Ouvindo o Evangelho de hoje, todos nós devemos ter a coragem de reconhecer o nosso pecado e realizar nossa conversão de não pecar mais. Esse relato foi escrito para abrir-nos os olhos sobre a realidade da nossa fraqueza “cair na tentação”, para nos convidar a ter misericórdia e perdoar as quedas de nossos irmãos. O desafio do Evangelho de hoje é perdoar o irmão que teve a infelicidade de pecar e nãos jogar pedras nele. Jesus contesta a nossa convicção de sermos pessoas íntegras e nossas tentativas patéticas de encobrirmos os nossos pecados. E Jesus contesta, sobretudo, a nossa mania de pegar em pedras para atirá-las nos outros que cometeram erros e pecados talvez menos graves do que os nossos.
Inventamos o décimo primeiro mandamento de “não se deixar apanhar em flagrante” e continuamos impiedosamente apedrejando os irmãos que caíram. Somos cruéis executores dos infratores menos espertos do que nós.

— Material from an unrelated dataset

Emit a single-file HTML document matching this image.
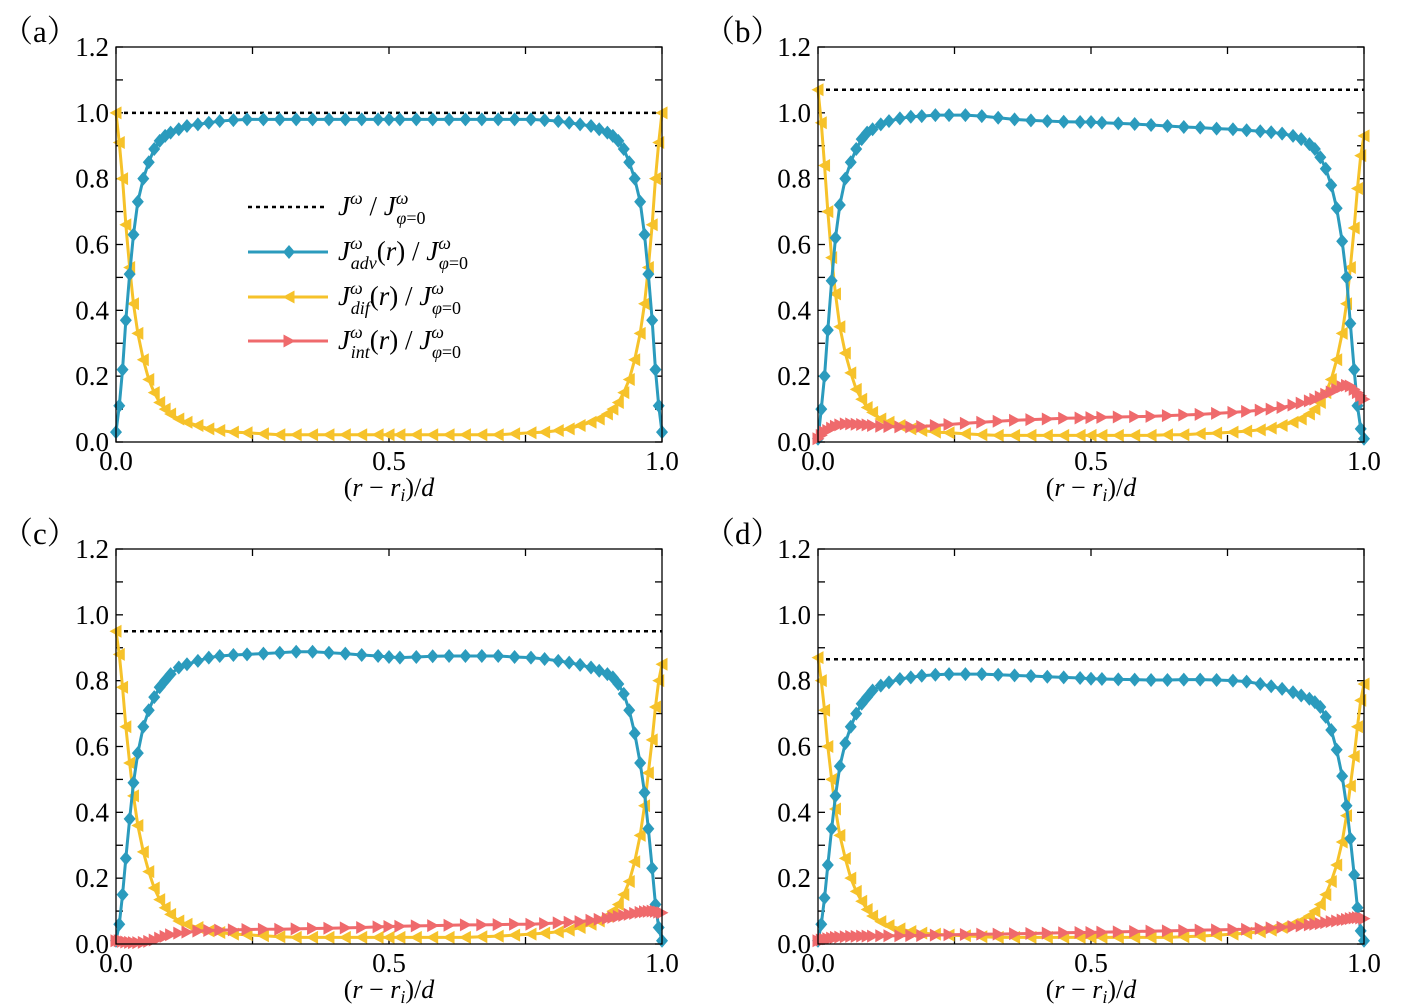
<!DOCTYPE html>
<html><head><meta charset="utf-8">
<style>
body{margin:0;background:#fff;}
svg{display:block;font-family:"Liberation Serif",serif;}
</style></head>
<body>
<svg id="chart" width="1404" height="1007" viewBox="0 0 1404 1007" xmlns="http://www.w3.org/2000/svg"></svg>
<script>
const xGrid = [0,.006,.012,.018,.025,.032,.04,.05,.06,.07,.08,.09,.1,.115,.13,.15,.17,.19,.215,.24,.27,.3,.33,.36,.39,.42,.45,.48,
 .5,
 .52,.55,.58,.61,.64,.67,.7,.73,.76,.785,.81,.83,.85,.87,.885,.9,.91,.92,.93,.94,.95,.96,.968,.975,.982,.988,.994,1];
const yTicks = [0,0.2,0.4,0.6,0.8,1.0,1.2];
const yTickLabels = ["0.0","0.2","0.4","0.6","0.8","1.0","1.2"];
const xTicks = [0,0.5,1.0];
const xTickLabels = ["0.0","0.5","1.0"];
const panelLabels = ["a","b","c","d"];
const totalA = 1.0, totalB = 1.07, totalC = 0.95, totalD = 0.865;

const advA = [.03,.11,.22,.37,.51,.63,.73,.80,.85,.89,.915,.93,.94,.95,.96,.965,.97,.975,.978,.98,.98,.98,.98,.98,.98,.98,.98,.98,
 .98,
 .98,.98,.98,.98,.98,.98,.98,.98,.98,.978,.975,.97,.965,.96,.95,.94,.93,.915,.89,.85,.80,.73,.63,.51,.37,.22,.11,.03];
const difA = [1.0,.91,.80,.66,.53,.42,.33,.25,.19,.15,.12,.10,.085,.07,.06,.05,.04,.035,.03,.028,.025,.022,.022,.022,.022,.022,.022,.022,
 .022,
 .022,.022,.022,.022,.022,.022,.022,.025,.028,.03,.035,.04,.05,.06,.07,.085,.10,.12,.15,.19,.25,.33,.42,.53,.66,.80,.91,1.0];
const intA = null;

const advB = [.01,.10,.20,.34,.49,.62,.72,.80,.85,.89,.92,.94,.95,.965,.975,.983,.988,.99,.993,.993,.993,.99,.985,.98,.977,.975,.973,.972,
 .972,
 .97,.968,.966,.963,.96,.957,.955,.952,.95,.947,.944,.941,.937,.93,.92,.905,.89,.865,.83,.78,.71,.61,.50,.36,.22,.11,.04,.01];
const difB = [1.07,.97,.84,.70,.56,.45,.35,.27,.21,.16,.13,.105,.09,.07,.06,.05,.04,.035,.03,.028,.025,.022,.02,.02,.02,.02,.02,.02,
 .02,
 .02,.02,.02,.02,.022,.022,.025,.027,.03,.033,.037,.042,.05,.06,.07,.085,.10,.12,.15,.19,.25,.33,.42,.53,.65,.77,.87,.93];
const intB = [.01,.02,.03,.035,.042,.048,.052,.055,.055,.054,.053,.052,.05,.048,.047,.046,.046,.047,.05,.053,.057,.06,.063,.066,.068,.07,.072,.073,
 .074,
 .075,.076,.077,.078,.08,.082,.084,.087,.09,.093,.097,.10,.105,.112,.118,.125,.13,.137,.145,.152,.16,.168,.172,.17,.16,.15,.14,.13];

const advC = [.01,.06,.15,.26,.38,.49,.58,.66,.71,.75,.78,.80,.82,.84,.85,.86,.87,.875,.878,.88,.882,.885,.888,.888,.885,.882,.878,.875,
 .872,
 .87,.872,.874,.875,.875,.875,.875,.872,.87,.866,.86,.855,.848,.84,.83,.82,.81,.79,.76,.71,.64,.55,.46,.35,.23,.12,.05,.01];
const difC = [.95,.88,.78,.66,.55,.45,.36,.28,.22,.17,.135,.11,.09,.07,.06,.05,.04,.035,.03,.028,.025,.022,.02,.02,.02,.02,.02,.02,
 .02,
 .02,.02,.02,.02,.02,.022,.024,.027,.03,.033,.037,.042,.05,.06,.07,.085,.10,.12,.15,.19,.25,.33,.42,.52,.62,.72,.80,.85];
const intC = [.01,.01,.008,.006,.005,.004,.004,.005,.008,.012,.018,.023,.028,.033,.036,.039,.041,.042,.043,.044,.045,.045,.046,.047,.048,.049,.05,.052,
 .053,
 .054,.055,.056,.057,.058,.058,.059,.06,.06,.062,.064,.066,.068,.072,.075,.078,.081,.084,.087,.09,.093,.096,.098,.099,.1,.099,.097,.095];

const advD = [.01,.06,.14,.24,.35,.45,.54,.61,.66,.70,.73,.75,.77,.785,.795,.805,.81,.815,.818,.82,.82,.82,.818,.816,.814,.812,.81,.808,
 .806,
 .805,.804,.803,.802,.802,.803,.803,.802,.80,.797,.79,.783,.775,.765,.755,.745,.735,.72,.69,.65,.59,.51,.42,.32,.21,.11,.04,.01];
const difD = [.87,.80,.71,.60,.50,.41,.33,.26,.20,.16,.13,.105,.085,.068,.056,.046,.038,.033,.03,.027,.025,.022,.02,.02,.02,.02,.02,.02,
 .02,
 .02,.02,.02,.02,.02,.022,.024,.027,.03,.033,.037,.042,.05,.06,.07,.085,.10,.12,.15,.19,.24,.31,.39,.48,.57,.66,.74,.79];
const intD = [.01,.012,.014,.016,.018,.02,.021,.022,.023,.023,.024,.024,.024,.025,.025,.025,.026,.026,.027,.028,.029,.03,.03,.031,.032,.033,.034,.035,
 .035,
 .036,.037,.038,.039,.04,.041,.042,.043,.044,.045,.047,.049,.051,.053,.055,.058,.06,.062,.065,.068,.07,.073,.075,.077,.079,.08,.079,.077];

const BLUE="#2b9bbd", YEL="#f6c22a", RED="#ef6a6c";
const NS="http://www.w3.org/2000/svg";
const svg=document.getElementById('chart');
function mk(tag,attrs,parent){const e=document.createElementNS(NS,tag);for(const k in attrs)e.setAttribute(k,attrs[k]);(parent||svg).appendChild(e);return e;}

const panels=[
 {x0:116,x1:662,yT:47,yB:442,total:totalA,adv:advA,dif:difA,int:intA},
 {x0:818,x1:1364,yT:47,yB:442,total:totalB,adv:advB,dif:difB,int:intB},
 {x0:116,x1:662,yT:549,yB:944,total:totalC,adv:advC,dif:difC,int:intC},
 {x0:818,x1:1364,yT:549,yB:944,total:totalD,adv:advD,dif:difD,int:intD}
];

function diamond(cx,cy,g){const e=mk('polygon',{points:`${cx},${cy-7} ${cx+6},${cy} ${cx},${cy+7} ${cx-6},${cy}`,fill:BLUE},g);
 }
function triL(cx,cy,g){const e=mk('polygon',{points:`${cx-6.5},${cy} ${cx+5.5},${cy-6.5} ${cx+5.5},${cy+6.5}`,fill:YEL},g);
 }
function triR(cx,cy,g){const e=mk('polygon',{points:`${cx+6.5},${cy} ${cx-5.5},${cy-6.5} ${cx-5.5},${cy+6.5}`,fill:RED},g);
 }

panels.forEach((p,pi)=>{
 const g=mk('g',{});
 
 
 const sx=v=>p.x0+v*(p.x1-p.x0);
 const sy=v=>p.yB-v/1.2*(p.yB-p.yT);
 for(let k=0;k<=12;k++){const y=sy(k*0.1);
  mk('line',{x1:p.x0,x2:p.x0+7,y1:y,y2:y,stroke:'#000','stroke-width':1.3},g);
  mk('line',{x1:p.x1,x2:p.x1-7,y1:y,y2:y,stroke:'#000','stroke-width':1.3},g);}
 for(let k=0;k<=4;k++){const x=sx(k*0.25);
  mk('line',{x1:x,x2:x,y1:p.yB,y2:p.yB-7,stroke:'#000','stroke-width':1.3},g);
  mk('line',{x1:x,x2:x,y1:p.yT,y2:p.yT+7,stroke:'#000','stroke-width':1.3},g);}
 yTicks.forEach((v,i)=>{const t=mk('text',{x:p.x0-7,y:sy(v)+9,'text-anchor':'end','font-size':27},g);t.textContent=yTickLabels[i];
  });
 xTicks.forEach((v,i)=>{const t=mk('text',{x:sx(v),y:p.yB+28,'text-anchor':'middle','font-size':27},g);t.textContent=xTickLabels[i];
  });
 const xt=mk('text',{x:(p.x0+p.x1)/2,y:p.yB+54,'text-anchor':'middle','font-size':26},g);
 xt.innerHTML='(<tspan font-style="italic">r</tspan> − <tspan font-style="italic">r</tspan><tspan font-style="italic" font-size="18" dy="5">i</tspan><tspan dy="-5">)/</tspan><tspan font-style="italic">d</tspan>';
 
 const pl=mk('text',{x:p.x0-114,y:p.yT-5,'font-size':31,'font-family':'"Liberation Serif","Noto Serif CJK SC",serif'},g);
 pl.textContent='（'+panelLabels[pi]+'）';
 
 const tl=mk('line',{x1:sx(0),x2:sx(1),y1:sy(p.total),y2:sy(p.total),stroke:'#000','stroke-width':2.5,'stroke-dasharray':'4 4'},g);
 
 const drawSeries=(arr,color,name,mfn)=>{
  if(!arr)return;
  const sg=mk('g',{},g);
  
  const pts=arr.map((v,i)=>sx(xGrid[i])+','+sy(v)).join(' ');
  const pl2=mk('polyline',{points:pts,fill:'none',stroke:color,'stroke-width':3},sg);
  
  arr.forEach((v,i)=>mfn(sx(xGrid[i]),sy(v),sg));
 };
 drawSeries(p.dif,YEL,'dif',triL);
 drawSeries(p.adv,BLUE,'adv',diamond);
 drawSeries(p.int,RED,'int',triR);
 const fr=mk('rect',{x:p.x0,y:p.yT,width:p.x1-p.x0,height:p.yB-p.yT,fill:'none',stroke:'#000','stroke-width':1.3},g);
 
});

const lg=mk('g',{});


const rows=[
 {y:207,type:'dash',color:'#000',label:'<tspan font-style="italic">J</tspan><tspan font-style="italic" font-size="18" dy="-11">ω</tspan><tspan dy="11"> / </tspan><tspan font-style="italic">J</tspan><tspan font-style="italic" font-size="18" dy="-11">ω</tspan><tspan font-style="italic" font-size="18" dx="-12" dy="20">φ</tspan><tspan font-size="18">=0</tspan>'},
 {y:252,type:'adv',color:BLUE,sub:'adv'},
 {y:297,type:'dif',color:YEL,sub:'dif'},
 {y:341,type:'int',color:RED,sub:'int'}
];
rows.forEach(r=>{
 const eg=mk('g',{},lg);
 
 
 if(r.type==='dash') mk('line',{x1:248,x2:328,y1:r.y,y2:r.y,stroke:'#000','stroke-width':2.5,'stroke-dasharray':'4 4'},eg);
 else {mk('line',{x1:248,x2:328,y1:r.y,y2:r.y,stroke:r.color,'stroke-width':3},eg);
  if(r.type==='adv')diamond(289,r.y,eg); else if(r.type==='dif')triL(289,r.y,eg); else triR(289,r.y,eg);}
 const t=mk('text',{x:338,y:r.y+8,'font-size':27},eg);
 t.innerHTML=r.label||('<tspan font-style="italic">J</tspan><tspan font-style="italic" font-size="18" dy="-11">ω</tspan><tspan font-style="italic" font-size="18" dx="-12" dy="20">'+r.sub+'</tspan><tspan dy="-9">(</tspan><tspan font-style="italic">r</tspan>) / <tspan font-style="italic">J</tspan><tspan font-style="italic" font-size="18" dy="-11">ω</tspan><tspan font-style="italic" font-size="18" dx="-12" dy="20">φ</tspan><tspan font-size="18">=0</tspan>');
 
});
</script>
</body></html>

Mas uma coisa é certa: a nossa esperteza não nos salvará.
Por isso, quando vemos prostitutas ou travestis ou drogados, deixemos de bancar os moralistas hipócritas, e vamos devagar com as pedras!
Vamos devagar com as pedras, mesmo porque a sociedade inteira carrega sua parte de culpa pelas coisas erradas que acontecem em nossas cidades e nosso país.
O que Deus está querendo não é acabar com o pecador, mas acabar com o pecado e, por isso, temos que dar mais espaço ao perdão e ao amor; para que o pecado seja destruído, mas o pecador se converta e chegue a ter vida nova.
É um contrassenso querermos ser juízes uns dos outros.
Neste momento, sentimos Jesus falando baixinho e com muita ternura ao nosso coração: “Eu estou aqui, e dou a você o meu perdão. Pois eu vim salvar o que estava perdido. E você, vá e perdoe também a seus irmãos, não viva de pedra na mão como se tivesse o direito de julgar os outros”.
É, pois, com essa intenção que a Campanha da Fraternidade de 2022 nos convida a refletir sobre a indispensável relação entre fraternidade e educação.
Ao longo da caminhada quaresmal, em que a conversão se faz meta primeira, recebemos o convite para buscar o perdão em todas as ações. O mundo de nosso tempo precisa encontrar caminhos do perdão e do amor para se reconstruir. O “Julgar” voltará o olhar para o discernimento e o perdão. Recordemos o lema da CF 2022: “Fala com sabedoria, ensina com amor” (Cf Pr 31,26).
Caminhemos para a Páscoa com este propósito. À luz da Palavra Santa possamos crescer na misericórdia, na humildade e no acolhimento dos irmãos.